The heated debate on private addiction recovery homes in the Frankford neighborhood of Philadelphia takes the front stage in a story I wrote for today’s Philadelphia Weekly.
It’s 1997, and Jeffrey Jackson is getting wet.
He’s balled up, trying to sleep inside New Way Out, an addiction-recovery house in Kensington.
The 28-year-old addict is in the process of kicking heroin after moving on from cocaine, but he’s starving and sweating and can’t somebody stop that damn rain from coming in?
“I told the director, ‘Hey, your roof is leaking,’” Jackson says now. “The guy looked at me with a straight face and said, ‘Then move your bed.’” Read the rest here.
Go there, read the story, comment and return here to check out the extra information and quotations that didn’t make it into my final story.

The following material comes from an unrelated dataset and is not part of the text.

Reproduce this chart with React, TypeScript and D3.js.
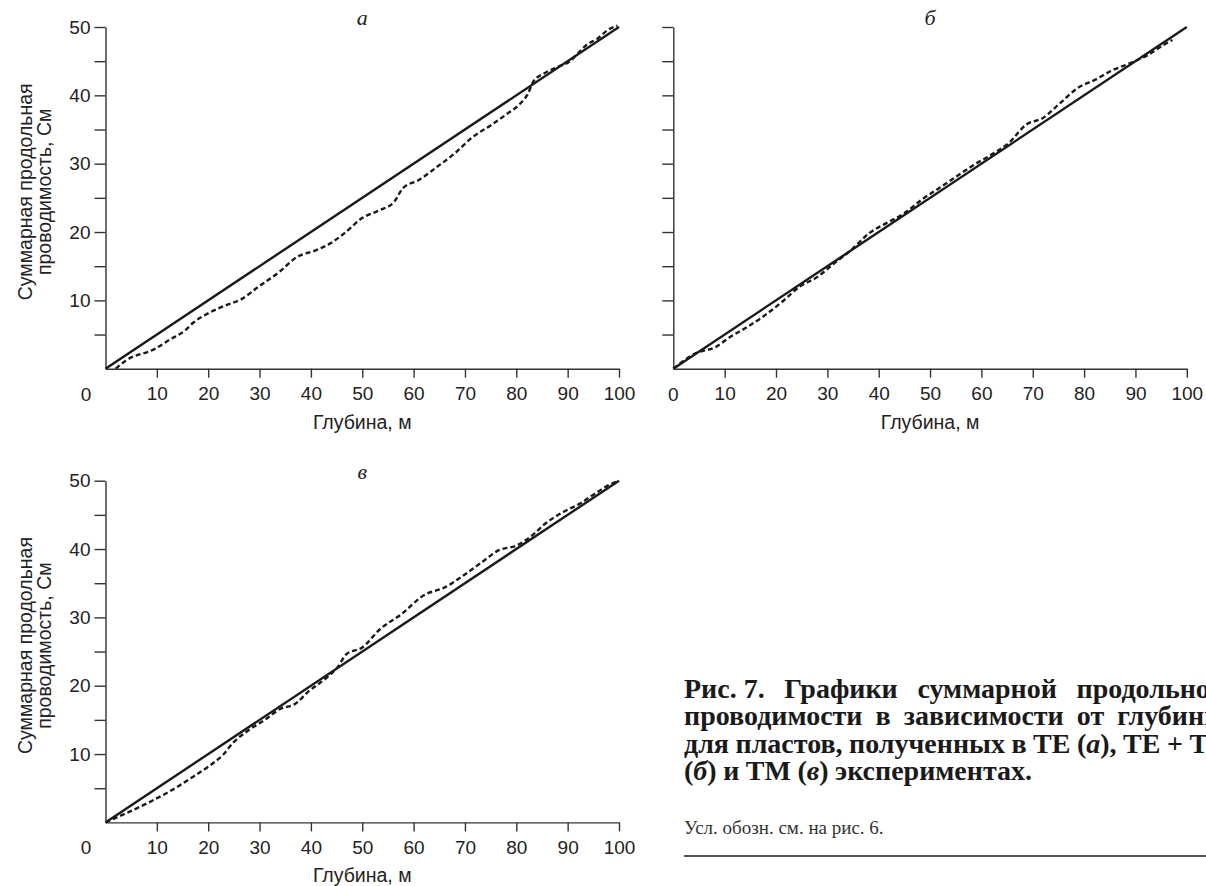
import { useEffect, useRef } from 'react';
import * as d3 from 'd3';

// axes
const DEPTH_DOMAIN: [number, number] = [0, 100];
const COND_DOMAIN: [number, number] = [0, 50];
const X_TICKS = [10, 20, 30, 40, 50, 60, 70, 80, 90, 100];
const Y_TICKS = [5, 10, 15, 20, 25, 30, 35, 40, 45, 50];
const Y_LABELS = [10, 20, 30, 40, 50];

// solid reference line (same in every panel)
const TREND_DEPTH = [0, 100];
const TREND_COND = [0, 50];

// dashed curves
const TE_DEPTH = [2, 4, 9.6, 12.4, 15.5, 17.2, 20, 24.2, 26.3, 29.8, 33.9, 37.4, 40.9, 43.7, 46.5, 49.9, 53.4, 56.2, 57.9, 61, 64.5, 68, 71.5, 75, 78.4, 80.5, 82.3, 83.3, 85.4, 88.2, 90.3, 91.7, 93.7, 95.8, 97.9, 99.7];
const TE_COND = [0, 1.2, 2.9, 4.2, 5.6, 6.8, 8.1, 9.5, 10.1, 12, 14.2, 16.4, 17.3, 18.3, 19.8, 22, 23.2, 24.4, 26.4, 27.6, 29.5, 31.5, 33.9, 35.6, 37.4, 38.6, 40.3, 42, 43.2, 44.2, 44.9, 45.9, 47.4, 48.3, 49.6, 50.2];

const TETM_DEPTH = [0, 4.2, 8.3, 11, 14.4, 17.8, 21.2, 24.6, 28, 31.3, 34.7, 38.1, 41.5, 44.9, 48.3, 51.7, 55.1, 58.5, 61.9, 65.3, 68.7, 72, 75.4, 78.8, 82.2, 85.6, 89, 92.4, 95.1, 97.2];
const TETM_COND = [0, 2.2, 3.2, 4.6, 6.1, 7.8, 9.8, 12, 13.4, 15.4, 17.4, 19.8, 21.3, 22.7, 24.7, 26.4, 28.1, 29.8, 31.3, 33, 35.7, 36.7, 38.9, 41.1, 42.3, 43.7, 44.7, 45.9, 47.2, 48.1];

const TM_DEPTH = [0, 3.3, 8.9, 13.1, 17.3, 20.1, 22.9, 24.9, 27.7, 31.2, 34, 36.8, 39.6, 43.1, 45.2, 46.9, 50, 53.5, 57.7, 61.9, 66.1, 70.2, 73.7, 76.5, 80, 82.8, 85.6, 89.1, 92.5, 95.3, 97.4, 99.9];
const TM_COND = [0, 1.1, 3.1, 4.8, 6.8, 8.2, 9.9, 11.7, 13.4, 15.1, 16.6, 17.3, 19.2, 21.2, 22.7, 24.6, 25.6, 28.3, 30.5, 33.2, 34.4, 36.4, 38.3, 39.8, 40.5, 41.8, 43.7, 45.4, 46.7, 48.1, 49.1, 50];

const PANEL_TITLES = ['а', 'б', 'в'];
const X_TITLE = 'Глубина, м';
const Y_TITLE = ['Суммарная продольная', 'проводимость, См'];

type Seg = { t: string; i?: boolean };
const CAPTION: Seg[][][] = [
  [[{ t: 'Рис. 7.' }], [{ t: 'Графики' }], [{ t: 'суммарной' }], [{ t: 'продольной' }]],
  [[{ t: 'проводимости' }], [{ t: 'в' }], [{ t: 'зависимости' }], [{ t: 'от' }], [{ t: 'глубины' }]],
  [[{ t: 'для' }], [{ t: 'пластов,' }], [{ t: 'полученных' }], [{ t: 'в' }], [{ t: 'TE' }], [{ t: '(' }, { t: 'а', i: true }, { t: '),' }], [{ t: 'TE' }], [{ t: '+' }], [{ t: 'TM' }]],
  [[{ t: '(' }, { t: 'б', i: true }, { t: ')' }], [{ t: 'и' }], [{ t: 'TM' }], [{ t: '(' }, { t: 'в', i: true }, { t: ')' }], [{ t: 'экспериментах.' }]],
];
const NOTE = 'Усл. обозн. см. на рис. 6.';

const SANS = "'Liberation Sans', Arial, sans-serif";
const SERIF = "'Liberation Serif', 'Times New Roman', serif";

export default function App() {
  const svgRef = useRef<SVGSVGElement>(null);

  useEffect(() => {
    const el = svgRef.current;
    if (!el) return;
    const svg = d3.select(el);
    svg.selectAll('*').remove();

    const W = 513.5;
    const H = 341.7;
    const panels = [
      { left: 105.5, top: 27, depth: TE_DEPTH, cond: TE_COND, yLabels: true, zeroX: -19.5, title: PANEL_TITLES[0] },
      { left: 673.3, top: 27, depth: TETM_DEPTH, cond: TETM_COND, yLabels: false, zeroX: 0, title: PANEL_TITLES[1] },
      { left: 105.5, top: 480.7, depth: TM_DEPTH, cond: TM_COND, yLabels: true, zeroX: -19.5, title: PANEL_TITLES[2] },
    ];

    const x = d3.scaleLinear().domain(DEPTH_DOMAIN).range([0, W]);
    const y = d3.scaleLinear().domain(COND_DOMAIN).range([H, 0]);

    panels.forEach((p) => {
      const g = svg.append('g').attr('transform', `translate(${p.left},${p.top})`);

      // y axis
      const ya = g.append('g').call(
        d3.axisLeft(y).tickValues(Y_TICKS).tickSize(11).tickSizeOuter(0).tickPadding(4)
          .tickFormat((d) => (p.yLabels && Y_LABELS.includes(d as number) ? String(d) : ''))
      );
      // x axis
      const xa = g.append('g').attr('transform', `translate(0,${H})`).call(
        d3.axisBottom(x).tickValues(X_TICKS).tickSize(9).tickSizeOuter(0).tickPadding(9)
      );
      [ya, xa].forEach((a) => {
        a.select('.domain').attr('stroke', '#333').attr('stroke-width', 1.4);
        a.selectAll('.tick line').attr('stroke', '#333').attr('stroke-width', 1.4);
        a.selectAll('.tick text').attr('fill', '#222').attr('font-size', '19px').attr('font-family', SANS);
      });

      g.append('text')
        .attr('x', p.zeroX).attr('y', H + 32)
        .attr('text-anchor', 'middle').attr('font-size', '19px').attr('font-family', SANS).attr('fill', '#222')
        .text('0');

      g.append('text')
        .attr('x', W / 2).attr('y', H + 60)
        .attr('text-anchor', 'middle').attr('font-size', '19.5px').attr('font-family', SANS).attr('fill', '#222')
        .text(X_TITLE);

      if (p.yLabels) {
        Y_TITLE.forEach((line, i) => {
          g.append('text')
            .attr('transform', `translate(${-74 + i * 19.5},${H / 2 - 6}) rotate(-90)`)
            .attr('text-anchor', 'middle').attr('font-size', '19.5px').attr('font-family', SANS).attr('fill', '#222')
            .text(line);
        });
      }

      g.append('text')
        .attr('x', W / 2).attr('y', -2)
        .attr('text-anchor', 'middle').attr('font-size', '22px').attr('font-style', 'italic')
        .attr('font-family', SERIF).attr('fill', '#222')
        .text(p.title);

      const trend = d3.line<number>()
        .x((d) => x(d))
        .y((_, i) => y(TREND_COND[i]));
      g.append('path')
        .datum(TREND_DEPTH)
        .attr('d', trend)
        .attr('fill', 'none').attr('stroke', '#1a1a1a').attr('stroke-width', 2.4);

      const curve = d3.line<number>()
        .x((d) => x(d))
        .y((_, i) => y(p.cond[i]))
        .curve(d3.curveMonotoneX);
      g.append('path')
        .datum(p.depth)
        .attr('d', curve)
        .attr('fill', 'none').attr('stroke', '#1a1a1a').attr('stroke-width', 2.4)
        .attr('stroke-dasharray', '5,3');
    });

    // caption, justified like the printed column (runs past the right edge, as in the scan)
    const capLeft = 684;
    const capRight = 1226;
    const capTop = 698;
    const lead = 27.3;
    const cap = svg.append('g');
    CAPTION.forEach((words, li) => {
      const nodes = words.map((segs) => {
        const t = cap.append('text')
          .attr('y', capTop + li * lead)
          .attr('font-family', SERIF).attr('font-weight', 'bold').attr('font-size', '28px').attr('fill', '#1a1a1a');
        segs.forEach((s) => t.append('tspan').attr('font-style', s.i ? 'italic' : 'normal').text(s.t));
        return t;
      });
      const widths = nodes.map((n) => (n.node() as SVGTextElement).getComputedTextLength());
      const total = d3.sum(widths);
      const space = 6.5;
      const last = li === CAPTION.length - 1;
      const gap = last || words.length < 2 ? space : Math.max(space, (capRight - capLeft - total) / (words.length - 1));
      let cx = capLeft;
      nodes.forEach((n, i) => {
        n.attr('x', cx);
        cx += widths[i] + gap;
      });
    });

    svg.append('text')
      .attr('x', capLeft).attr('y', 834)
      .attr('font-family', SERIF).attr('font-size', '19px').attr('fill', '#333')
      .text(NOTE);

    svg.append('line')
      .attr('x1', capLeft).attr('x2', 1206)
      .attr('y1', 856).attr('y2', 856)
      .attr('stroke', '#555').attr('stroke-width', 2);
  }, []);

  return (
    <svg
      ref={svgRef}
      width={1206}
      height={886}
      style={{ position: 'absolute', left: 0, top: 0, background: '#fff' }}
    />
  );
}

- “Some of the female houses in the area are good,” says Elvis Rosado, a therapist who has worked in Frankford drug rehabilitation clinics. “Unfortunately a lot of the male ones are not.”
- There are two types of licensed treatment facilities approved by the Pennsylvania Department of Health and partially funded by OAS: licensed inpatient treatment centers, ones that house and treat, and licensed outpatient treatment centers, ones that just offer counseling and medication. No one is squawking about them. But, including Jackson’s, Frankford has at least 25 privately-owned recovery homes, which house recovering addicts who are using outpatient services and require little more than a business-privilege license to open legally. Some estimate there are more than 50 of these private recovery homes, some better managed than others, which would make Frankford home to more than any other neighborhood in Philadelphia.
- The Office of Addiction Services is an agency within the Philadelphia Department of Behavioral Health and Mental Retardation Services
- At last week’s community meeting, Councilwoman Sanchez said she wanted to coordinate weekly meetings between the police department, L&I, residents and her office.
- “The civic is at a cross-roads,” says acting secretary Elizabeth Mccollum-Nazario. “Officially we have not said anything, but we’re leaning to saying no to all of them.”
- “If we say yes to his two-beds, how will that will be perceived when we say no to someone who wants 12 beds?” Mccollum-Nazario says. “Saying yes to two is still saying yes.”
- Frankford has found camraderie among the families that remain in the hard hit neighborhood, mostly in their criticism of these private recovery homes.